Я умоляла парня ехать скорее, так как тут только сообразила, как много времени прошло с моего отъезда и что меня мог хватиться Федор Михайлович. Оказывается, что мой муж, видя, что я не возвращаюсь, пошел в дамскую и, не найдя меня там и оставив детей с Алешиной нянькой, пошел меня разыскивать. Стал расспрашивать у сторожей, не видал ли кто меня: нашелся один, который сказал, что барыня нанимала извозчика на ту сторону города. Федор Михайлович был в отчаянии, не зная, куда я в такой поздний час могла поехать, и, чтоб скорее меня встретить, вышел на крыльцо. Завидев его издали, я закричала:
– Федор Михайлович, это я, и чемодан со мной!
Хорошо, что у дверей вокзала было не особенно светло, а то мой вид – дамы, сидящей не на сиденье пролетки, а на чемодане, – был, полагаю, не живописен.

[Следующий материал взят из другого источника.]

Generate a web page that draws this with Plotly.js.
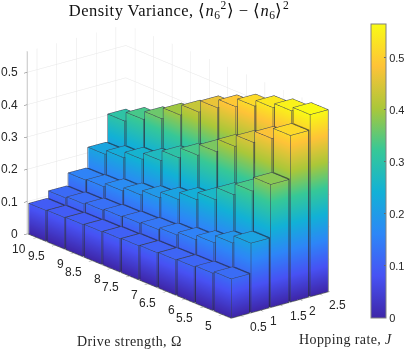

Когда я рассказала Федору Михайловичу все мои похождения, он пришел в ужас и назвал меня безумной.
– Боже мой, боже мой! – воскликнул он. – Подумай, какой опасности ты себя подвергала! Ведь, видя, что извозчик везет женщину, мазурики, бежавшие за вами, могли наброситься на тебя, ограбить, изувечить, убить! Подумай, что было бы с нами, что было бы со мной, детьми? Истинно Господь сохранил тебя ради наших ангелов-детей! Ах, Аня, Аня! Твоя стремительность тебя до добра не доведет!